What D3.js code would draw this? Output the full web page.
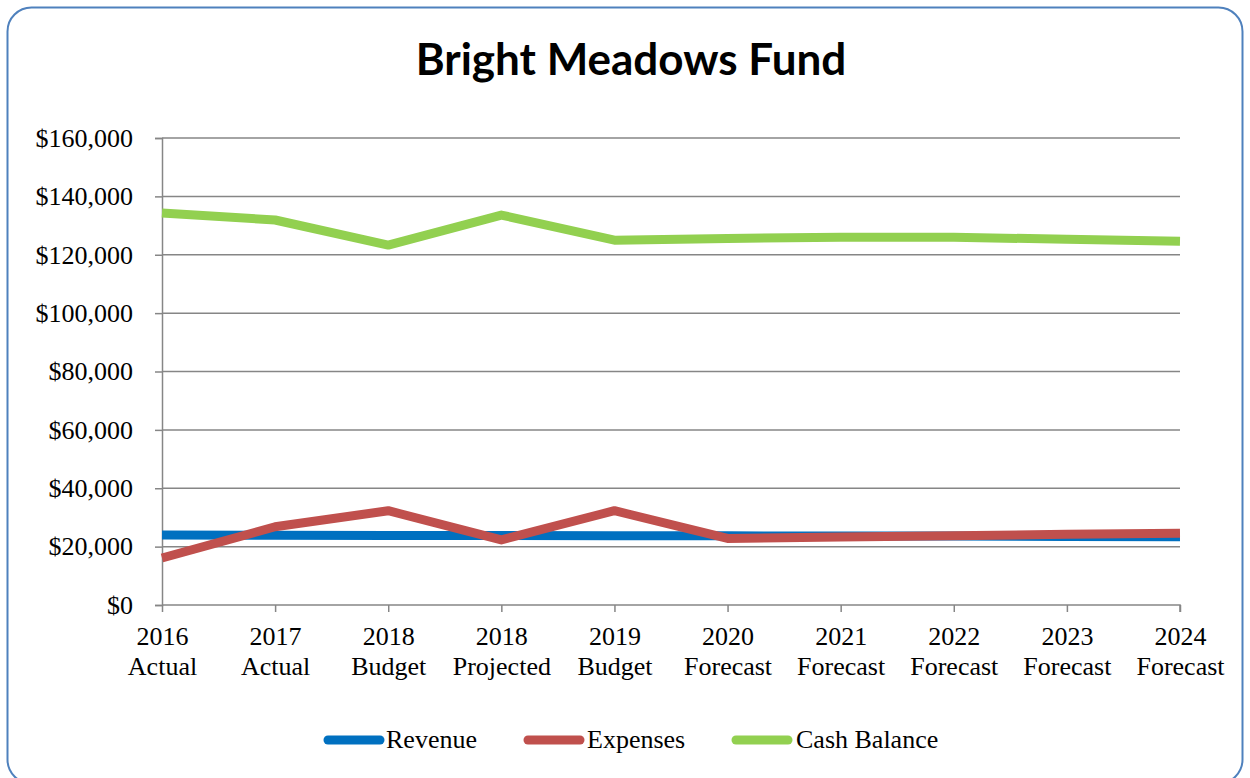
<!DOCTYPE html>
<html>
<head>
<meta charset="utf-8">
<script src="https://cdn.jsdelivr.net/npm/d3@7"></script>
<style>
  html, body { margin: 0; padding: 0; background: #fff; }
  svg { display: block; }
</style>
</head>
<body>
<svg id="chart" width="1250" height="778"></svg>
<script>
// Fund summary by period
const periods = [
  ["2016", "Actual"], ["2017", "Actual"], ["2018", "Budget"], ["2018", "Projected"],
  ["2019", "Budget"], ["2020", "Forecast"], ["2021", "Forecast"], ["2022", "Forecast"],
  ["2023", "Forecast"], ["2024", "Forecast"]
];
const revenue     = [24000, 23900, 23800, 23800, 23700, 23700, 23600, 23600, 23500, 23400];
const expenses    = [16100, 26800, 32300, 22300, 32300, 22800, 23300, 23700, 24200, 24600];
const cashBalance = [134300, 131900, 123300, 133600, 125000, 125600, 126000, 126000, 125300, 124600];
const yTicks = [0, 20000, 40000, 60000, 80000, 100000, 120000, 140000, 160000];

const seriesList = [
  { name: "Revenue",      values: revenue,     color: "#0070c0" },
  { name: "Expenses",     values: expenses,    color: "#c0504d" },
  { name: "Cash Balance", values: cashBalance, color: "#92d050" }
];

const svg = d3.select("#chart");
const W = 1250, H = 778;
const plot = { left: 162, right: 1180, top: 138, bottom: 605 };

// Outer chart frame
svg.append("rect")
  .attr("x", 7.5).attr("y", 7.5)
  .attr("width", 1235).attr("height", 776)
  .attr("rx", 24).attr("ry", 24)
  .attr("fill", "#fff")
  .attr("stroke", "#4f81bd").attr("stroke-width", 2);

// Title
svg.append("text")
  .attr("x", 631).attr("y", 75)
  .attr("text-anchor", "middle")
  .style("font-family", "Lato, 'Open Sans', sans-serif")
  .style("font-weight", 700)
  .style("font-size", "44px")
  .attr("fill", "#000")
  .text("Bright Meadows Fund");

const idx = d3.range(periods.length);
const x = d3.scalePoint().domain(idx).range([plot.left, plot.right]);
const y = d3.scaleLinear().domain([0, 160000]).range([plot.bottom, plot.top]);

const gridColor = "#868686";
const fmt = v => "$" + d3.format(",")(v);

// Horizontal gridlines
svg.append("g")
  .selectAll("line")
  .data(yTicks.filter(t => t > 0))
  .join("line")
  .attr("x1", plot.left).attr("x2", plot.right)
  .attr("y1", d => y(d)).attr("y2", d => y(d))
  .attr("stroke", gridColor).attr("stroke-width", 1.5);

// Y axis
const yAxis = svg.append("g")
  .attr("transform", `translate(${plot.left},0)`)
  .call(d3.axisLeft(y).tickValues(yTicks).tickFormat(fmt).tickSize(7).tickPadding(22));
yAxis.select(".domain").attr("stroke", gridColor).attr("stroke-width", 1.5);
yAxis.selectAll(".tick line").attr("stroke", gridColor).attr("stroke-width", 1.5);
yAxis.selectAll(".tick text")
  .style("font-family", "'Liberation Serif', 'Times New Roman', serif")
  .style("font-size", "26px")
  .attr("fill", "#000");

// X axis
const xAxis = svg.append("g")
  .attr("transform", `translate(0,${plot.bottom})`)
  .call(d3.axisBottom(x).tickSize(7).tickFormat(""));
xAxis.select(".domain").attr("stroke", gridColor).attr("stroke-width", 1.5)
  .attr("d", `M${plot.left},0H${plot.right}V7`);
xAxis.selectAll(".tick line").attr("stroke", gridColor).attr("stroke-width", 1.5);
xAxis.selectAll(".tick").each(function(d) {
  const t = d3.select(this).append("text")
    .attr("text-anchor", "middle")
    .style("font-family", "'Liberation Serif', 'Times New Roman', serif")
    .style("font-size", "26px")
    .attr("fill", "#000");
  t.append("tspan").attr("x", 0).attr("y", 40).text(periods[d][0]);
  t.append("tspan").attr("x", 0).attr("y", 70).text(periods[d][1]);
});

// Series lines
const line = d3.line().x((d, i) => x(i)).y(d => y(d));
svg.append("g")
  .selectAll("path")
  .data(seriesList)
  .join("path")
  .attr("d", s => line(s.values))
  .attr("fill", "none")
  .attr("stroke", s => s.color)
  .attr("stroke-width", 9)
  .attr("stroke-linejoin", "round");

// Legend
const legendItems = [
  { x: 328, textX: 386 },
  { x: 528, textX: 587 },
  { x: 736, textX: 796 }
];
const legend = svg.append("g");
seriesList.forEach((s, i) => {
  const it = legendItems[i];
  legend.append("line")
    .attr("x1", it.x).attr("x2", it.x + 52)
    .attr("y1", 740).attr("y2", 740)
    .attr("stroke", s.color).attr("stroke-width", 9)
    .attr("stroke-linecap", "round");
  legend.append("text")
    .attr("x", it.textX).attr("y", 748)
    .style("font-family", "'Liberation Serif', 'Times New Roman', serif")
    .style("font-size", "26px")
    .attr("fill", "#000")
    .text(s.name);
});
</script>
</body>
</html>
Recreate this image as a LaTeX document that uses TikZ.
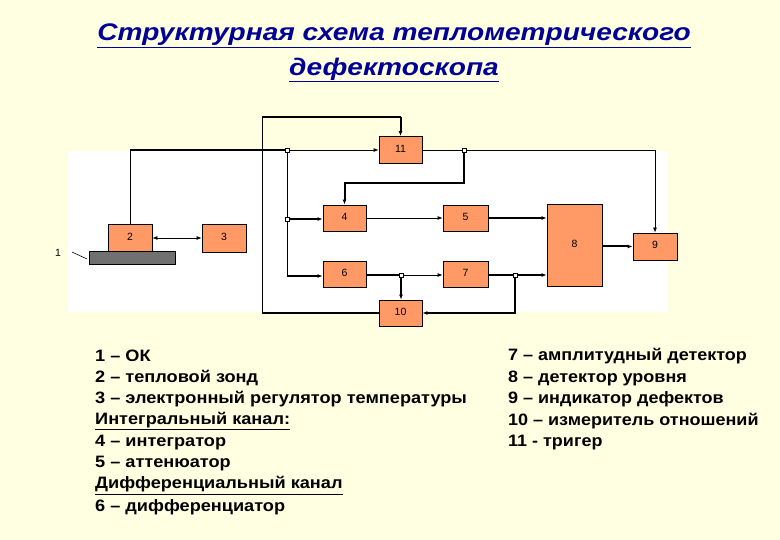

STATED PROBLEM → Each line above is to be copied verbatim. Drop any image from the copy.

ANSWER BELOW →
What D3.js code would draw this? Output the full web page.
<!DOCTYPE html>
<html>
<head>
<meta charset="utf-8">
<script src="https://cdn.jsdelivr.net/npm/d3@7"></script>
<style>
  html, body { margin: 0; padding: 0; background: #fff; }
  svg { display: block; }
</style>
</head>
<body>
<svg id="chart" width="1250" height="778"></svg>
<script>
// Fund summary by period
const periods = [
  ["2016", "Actual"], ["2017", "Actual"], ["2018", "Budget"], ["2018", "Projected"],
  ["2019", "Budget"], ["2020", "Forecast"], ["2021", "Forecast"], ["2022", "Forecast"],
  ["2023", "Forecast"], ["2024", "Forecast"]
];
const revenue     = [24000, 23900, 23800, 23800, 23700, 23700, 23600, 23600, 23500, 23400];
const expenses    = [16100, 26800, 32300, 22300, 32300, 22800, 23300, 23700, 24200, 24600];
const cashBalance = [134300, 131900, 123300, 133600, 125000, 125600, 126000, 126000, 125300, 124600];
const yTicks = [0, 20000, 40000, 60000, 80000, 100000, 120000, 140000, 160000];

const seriesList = [
  { name: "Revenue",      values: revenue,     color: "#0070c0" },
  { name: "Expenses",     values: expenses,    color: "#c0504d" },
  { name: "Cash Balance", values: cashBalance, color: "#92d050" }
];

const svg = d3.select("#chart");
const W = 1250, H = 778;
const plot = { left: 162, right: 1180, top: 138, bottom: 605 };

// Outer chart frame
svg.append("rect")
  .attr("x", 7.5).attr("y", 7.5)
  .attr("width", 1235).attr("height", 776)
  .attr("rx", 24).attr("ry", 24)
  .attr("fill", "#fff")
  .attr("stroke", "#4f81bd").attr("stroke-width", 2);

// Title
svg.append("text")
  .attr("x", 631).attr("y", 75)
  .attr("text-anchor", "middle")
  .style("font-family", "Lato, 'Open Sans', sans-serif")
  .style("font-weight", 700)
  .style("font-size", "44px")
  .attr("fill", "#000")
  .text("Bright Meadows Fund");

const idx = d3.range(periods.length);
const x = d3.scalePoint().domain(idx).range([plot.left, plot.right]);
const y = d3.scaleLinear().domain([0, 160000]).range([plot.bottom, plot.top]);

const gridColor = "#868686";
const fmt = v => "$" + d3.format(",")(v);

// Horizontal gridlines
svg.append("g")
  .selectAll("line")
  .data(yTicks.filter(t => t > 0))
  .join("line")
  .attr("x1", plot.left).attr("x2", plot.right)
  .attr("y1", d => y(d)).attr("y2", d => y(d))
  .attr("stroke", gridColor).attr("stroke-width", 1.5);

// Y axis
const yAxis = svg.append("g")
  .attr("transform", `translate(${plot.left},0)`)
  .call(d3.axisLeft(y).tickValues(yTicks).tickFormat(fmt).tickSize(7).tickPadding(22));
yAxis.select(".domain").attr("stroke", gridColor).attr("stroke-width", 1.5);
yAxis.selectAll(".tick line").attr("stroke", gridColor).attr("stroke-width", 1.5);
yAxis.selectAll(".tick text")
  .style("font-family", "'Liberation Serif', 'Times New Roman', serif")
  .style("font-size", "26px")
  .attr("fill", "#000");

// X axis
const xAxis = svg.append("g")
  .attr("transform", `translate(0,${plot.bottom})`)
  .call(d3.axisBottom(x).tickSize(7).tickFormat(""));
xAxis.select(".domain").attr("stroke", gridColor).attr("stroke-width", 1.5)
  .attr("d", `M${plot.left},0H${plot.right}V7`);
xAxis.selectAll(".tick line").attr("stroke", gridColor).attr("stroke-width", 1.5);
xAxis.selectAll(".tick").each(function(d) {
  const t = d3.select(this).append("text")
    .attr("text-anchor", "middle")
    .style("font-family", "'Liberation Serif', 'Times New Roman', serif")
    .style("font-size", "26px")
    .attr("fill", "#000");
  t.append("tspan").attr("x", 0).attr("y", 40).text(periods[d][0]);
  t.append("tspan").attr("x", 0).attr("y", 70).text(periods[d][1]);
});

// Series lines
const line = d3.line().x((d, i) => x(i)).y(d => y(d));
svg.append("g")
  .selectAll("path")
  .data(seriesList)
  .join("path")
  .attr("d", s => line(s.values))
  .attr("fill", "none")
  .attr("stroke", s => s.color)
  .attr("stroke-width", 9)
  .attr("stroke-linejoin", "round");

// Legend
const legendItems = [
  { x: 328, textX: 386 },
  { x: 528, textX: 587 },
  { x: 736, textX: 796 }
];
const legend = svg.append("g");
seriesList.forEach((s, i) => {
  const it = legendItems[i];
  legend.append("line")
    .attr("x1", it.x).attr("x2", it.x + 52)
    .attr("y1", 740).attr("y2", 740)
    .attr("stroke", s.color).attr("stroke-width", 9)
    .attr("stroke-linecap", "round");
  legend.append("text")
    .attr("x", it.textX).attr("y", 748)
    .style("font-family", "'Liberation Serif', 'Times New Roman', serif")
    .style("font-size", "26px")
    .attr("fill", "#000")
    .text(s.name);
});
</script>
</body>
</html>
Recreate this image as a LaTeX document that uses TikZ.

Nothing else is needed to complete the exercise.